Eight Years On, Ukrainian Jewish Community Is Displaced Once Again
The Chabad community in Kyiv evacuates amid Russia's ongoing invasion of Ukraine, after they were internally displaced from Donetsk in 2014

A Kyiv-based rabbi is once again a refugee, coordinating the evacuation of his congregants amid Russia's ongoing invasion of Ukraine – eight years after he and his community were first displaced from Donetsk due to a Russian-backed insurgency in 2014.

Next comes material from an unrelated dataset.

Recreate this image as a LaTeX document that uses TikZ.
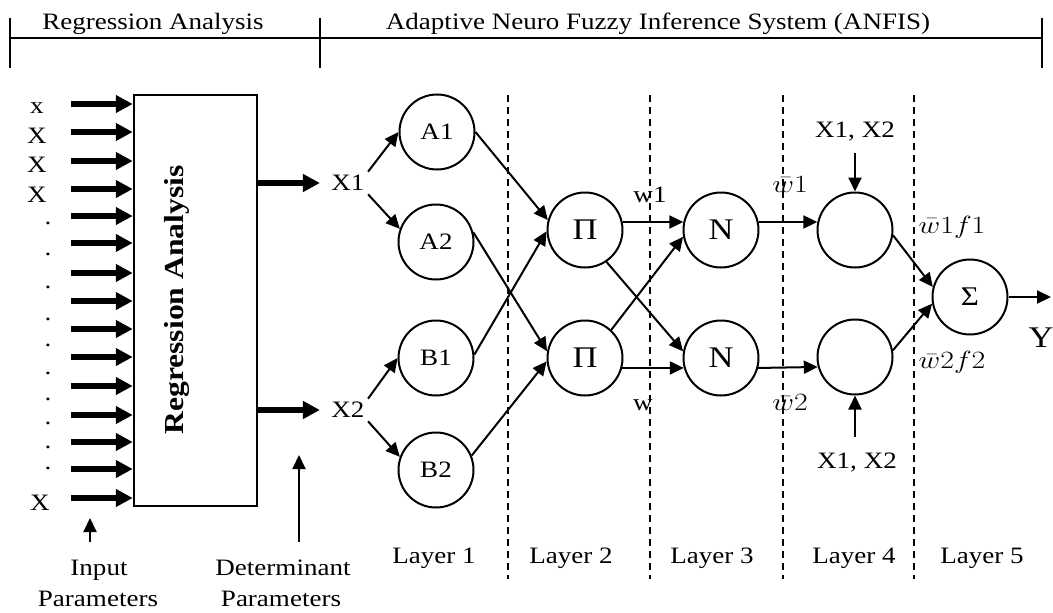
\documentclass[tikz,border=0pt]{standalone}
\usepackage{fontspec}
\setmainfont{Liberation Serif}[FakeStretch=1.15]
\usepackage{tikz}
\usetikzlibrary{arrows.meta}
\tikzset{
    neuron/.style={
                draw,
                circle,
                line width=2pt,
                minimum size=75pt,
                inner sep=0pt
            },
        bigsym/.style={
                font=\fontsize{30}{32}\selectfont
            },
        link/.style={
                line width=2pt,
                -{Triangle[length=14pt,width=13pt]}
            },
        fatlink/.style={
                line width=5.5pt,
                -{Triangle[length=17pt,width=17pt]}
            },
        divider/.style={
                line width=1.6pt,
                dash pattern=on 7pt off 5pt
            },
        caption/.style={
                anchor=base
            }
}
\newcommand{\wlabel}[1]{\scalebox{1.2}[1]{$#1$}}

\begin{document}
\begin{tikzpicture}[x=1pt,y=1pt,
    every node/.style={font=\fontsize{23.5}{27}\selectfont},
  ]
  \useasboundingbox (0,0) rectangle (1053,-613);
  % Header
  \coordinate (hl) at (10,-38);
  \coordinate (hm) at (320,-38);
  \coordinate (hr) at (1042,-38);
  \draw[line width=2pt] (hl) -- (hr);
  \foreach \c in {hl,hm,hr}
    \draw[line width=2pt] ([yshift=20pt]\c) -- ([yshift=-30pt]\c);
  \node[caption] (rhead) at (153,-30) {Regression Analysis};
  \node[caption] (ahead) at (658,-30) {Adaptive Neuro Fuzzy Inference System (ANFIS)};
  % Regression block
  \node[draw,line width=2.5pt,minimum width=123pt,minimum height=411pt] (rbox) at (195.5,-300.5) {};
  \node[rotate=90,font=\fontsize{27.5}{30}\selectfont\bfseries] (rtext) at (177,-300) {Regression Analysis};
  \foreach \y [count=\i] in {104,132,161,189,216,243,273,301,329,357,386,415,442,469,498} {
    \coordinate (in\i) at (71,-\y);
    \draw[fatlink] (in\i) -- (in\i -| rbox.west);
  }
  \node[caption] (xa) at (37,-113) {x};
  \node[caption] (xb) at (37,-143) {X};
  \node[caption] (xc) at (37,-172) {X};
  \node[caption] (xd) at (37,-202) {X};
  \foreach \y [count=\i] in {223,254,287,319,345,373,399,423,447,468}
    \node[caption] (dot\i) at (48,-\y-1.5) {.};
  \node[caption] (xn) at (40,-510) {X};
  % Input and determinant parameters
  \node[caption] (inp1) at (99,-575) {Input};
  \node[caption] (inp2) at (98,-606) {Parameters};
  \node[caption] (det1) at (283,-575) {Determinant};
  \node[caption] (det2) at (281,-606) {Parameters};
  \coordinate (inbase) at (90,-542);
  \coordinate (intip) at (90,-518);
  \coordinate (detbase) at (299,-542);
  \coordinate (dettip) at (299,-455);
  \draw[link] (inbase) -- (intip);
  \draw[link] (detbase) -- (dettip);
  % Determinant outputs
  \node (x1) at (348,-183) {X1};
  \node (x2) at (348,-410) {X2};
  \draw[fatlink,shorten >=8pt] (rbox.east |- x1) -- (x1.west);
  \draw[fatlink,shorten >=8pt] (rbox.east |- x2) -- (x2.west);
  % Layers
  \foreach \x in {508,650,783,914}
    \draw[divider] (\x,-95) -- (\x,-579);
  \node[neuron] (a1) at (437,-132) {A1};
  \node[neuron] (a2) at (436,-242) {A2};
  \node[neuron] (b1) at (436,-358) {B1};
  \node[neuron] (b2) at (436,-470) {B2};
  \node[neuron,bigsym] (p1) at (585,-230) {Π};
  \node[neuron,bigsym] (p2) at (585,-358) {Π};
  \node[neuron,bigsym] (n1) at (721,-230) {N};
  \node[neuron,bigsym] (n2) at (721,-358) {N};
  \node[neuron] (f1) at (855,-230) {};
  \node[neuron] (f2) at (855,-357) {};
  \node[neuron,font=\fontsize{27}{30}\selectfont] (s) at (970,-297) {Σ};
  % Connections
  \draw[link] (x1.north east) -- (a1.west);
  \draw[link] (x1.south east) -- (a2.160);
  \draw[link] (x2.north east) -- (b1.west);
  \draw[link] (x2.south east) -- (b2.160);
  \draw[link] (a1.east) -- (p1.165);
  \draw[link] (a2.15) -- (p2.170);
  \draw[link] (b1.5) -- (p1.182);
  \draw[link] (b2.22) -- (p2.185);
  \draw[link] (p1.12) -- (n1.168);
  \draw[link] (p1.-56) -- (n2.170);
  \draw[link] (p2.47) -- (n1.190);
  \draw[link] (p2.-15) -- (n2.195);
  \draw[link] (n1.12) -- (f1.168);
  \draw[link] (n2.-15) -- (f2.195);
  \draw[link] (f1.-8) -- (s.165);
  \draw[link] (f2.10) -- (s.190);
  \coordinate (yout) at (1051,-297);
  \draw[link] (s.east) -- (yout);
  \node[caption,bigsym] (y) at (1041,-347) {Y};
  % Consequent inputs
  \node[caption] (xin1) at (855,-137) {X1, X2};
  \node[caption] (xin2) at (857,-468) {X1, X2};
  \coordinate (xin1tail) at (855,-153);
  \coordinate (xin2tail) at (855,-437);
  \draw[link] (xin1tail) -- (f1.north);
  \draw[link] (xin2tail) -- (f2.south);
  % Signal labels
  \node[caption] (w1) at (650,-202) {w1};
  \node[caption] (w2) at (643,-410) {w};
  \node[caption] (nw1) at (790,-192) {\wlabel{\bar{w}1}};
  \node[caption] (nw2) at (790,-410) {\wlabel{\bar{w}2}};
  \node[caption] (wf1) at (952,-233) {\wlabel{\bar{w}1f1}};
  \node[caption] (wf2) at (952,-368) {\wlabel{\bar{w}2f2}};
  % Layer names
  \foreach \x/\n in {434/1,571/2,712/3,854/4,982/5}
    \node[caption] (layer\n) at (\x,-563) {Layer \n};
\end{tikzpicture}
\end{document}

“With the start of the war on Thursday [Feb. 24], we slowly started to get people out," said Israeli-born Pinchas Vishedski, speaking to Haaretz by phone from a rented room in Iai, Romania on Saturday evening. "When the situation got more complicated on Friday, we continued to evacuate people and even on Shabbat.”

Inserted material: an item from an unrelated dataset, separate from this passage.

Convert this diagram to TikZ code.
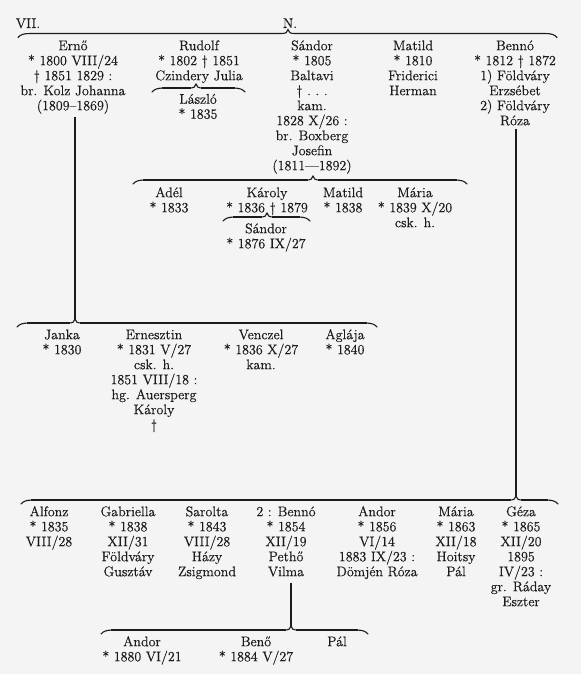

Vishedski described a hagira (migration) that is in some ways similar to one he led in 2014. During that displacement, members of the Donetsk Jewish community fled to the southern Ukrainian city of Mariupol before moving on to Dnipro, Kyiv and other cities.
“On Monday we organized a large convoy, and from Monday afternoon until Tuesday evening, more than 250 people got out with us. It was very dangerous, very complicated, but God helped,” he said.

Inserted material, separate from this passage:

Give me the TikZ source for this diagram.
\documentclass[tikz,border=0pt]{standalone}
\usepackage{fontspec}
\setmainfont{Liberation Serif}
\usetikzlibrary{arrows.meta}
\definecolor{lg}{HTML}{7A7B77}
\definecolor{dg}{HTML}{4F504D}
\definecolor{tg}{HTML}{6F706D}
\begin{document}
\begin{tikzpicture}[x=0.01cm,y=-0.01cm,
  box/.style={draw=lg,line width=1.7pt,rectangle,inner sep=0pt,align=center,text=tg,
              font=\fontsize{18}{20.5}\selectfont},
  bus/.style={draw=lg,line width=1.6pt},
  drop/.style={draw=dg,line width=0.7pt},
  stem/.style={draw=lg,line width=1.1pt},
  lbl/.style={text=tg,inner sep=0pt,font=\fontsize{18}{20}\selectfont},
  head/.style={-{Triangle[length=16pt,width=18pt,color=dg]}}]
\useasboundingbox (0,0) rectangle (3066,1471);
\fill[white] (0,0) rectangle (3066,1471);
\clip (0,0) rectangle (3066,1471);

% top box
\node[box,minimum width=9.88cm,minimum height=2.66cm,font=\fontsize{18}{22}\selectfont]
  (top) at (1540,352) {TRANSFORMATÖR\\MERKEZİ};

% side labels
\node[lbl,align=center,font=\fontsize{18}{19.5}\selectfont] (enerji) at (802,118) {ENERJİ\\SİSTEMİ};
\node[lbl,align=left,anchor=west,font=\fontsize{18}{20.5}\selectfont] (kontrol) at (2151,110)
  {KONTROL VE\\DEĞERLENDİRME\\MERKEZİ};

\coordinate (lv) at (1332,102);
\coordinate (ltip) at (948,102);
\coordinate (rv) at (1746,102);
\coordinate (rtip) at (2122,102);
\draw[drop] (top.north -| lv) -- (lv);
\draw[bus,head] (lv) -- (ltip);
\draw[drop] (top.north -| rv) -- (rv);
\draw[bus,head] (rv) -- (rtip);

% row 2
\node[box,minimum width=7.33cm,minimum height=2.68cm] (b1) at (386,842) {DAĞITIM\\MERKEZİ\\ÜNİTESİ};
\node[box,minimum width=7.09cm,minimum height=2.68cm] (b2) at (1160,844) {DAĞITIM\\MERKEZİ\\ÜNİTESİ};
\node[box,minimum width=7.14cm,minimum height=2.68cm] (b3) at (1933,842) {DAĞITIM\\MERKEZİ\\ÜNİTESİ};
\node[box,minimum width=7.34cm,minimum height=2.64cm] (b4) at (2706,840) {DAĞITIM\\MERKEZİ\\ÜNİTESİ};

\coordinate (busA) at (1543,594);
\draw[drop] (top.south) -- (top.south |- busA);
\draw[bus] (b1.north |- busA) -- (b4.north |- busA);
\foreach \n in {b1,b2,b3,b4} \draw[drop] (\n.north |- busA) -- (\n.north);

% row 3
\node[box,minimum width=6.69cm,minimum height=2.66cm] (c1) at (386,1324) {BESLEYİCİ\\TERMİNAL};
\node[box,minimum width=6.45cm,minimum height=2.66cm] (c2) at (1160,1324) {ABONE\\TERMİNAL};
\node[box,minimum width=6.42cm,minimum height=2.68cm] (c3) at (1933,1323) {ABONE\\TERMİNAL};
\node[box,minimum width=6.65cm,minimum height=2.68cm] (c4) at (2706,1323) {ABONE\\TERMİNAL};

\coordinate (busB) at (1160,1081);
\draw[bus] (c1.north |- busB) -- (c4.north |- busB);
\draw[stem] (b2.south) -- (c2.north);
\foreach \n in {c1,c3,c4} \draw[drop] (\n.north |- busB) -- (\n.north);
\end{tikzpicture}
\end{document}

Vishedski is a longtime Ukraine emissary for the Hasidic movement Chabad, whose Kedem synagogue in Kyiv catered to refugees from Crimea and the Donbas. He said that while a significant number of community members have been able to escape abroad, others are still stuck in the war-torn country, including some who are barred from leaving because they are of military age and thus subject to enlistment in the Ukrainian armed forces.
The rabbi said he has still not mentally processed his latest exile, which is part of a larger flight of over 1.5 million people who have escaped Ukraine thus far, according to the most recent United Nations estimates.
“I don’t even know how it feels. I don’t have time now to think about how to feel. Now I am working like a machine, simply doing what is necessary to help other Jews. After all of this I will get into thinking how I feel,” he said, adding that he was running out of resources to care for those turning to him for help.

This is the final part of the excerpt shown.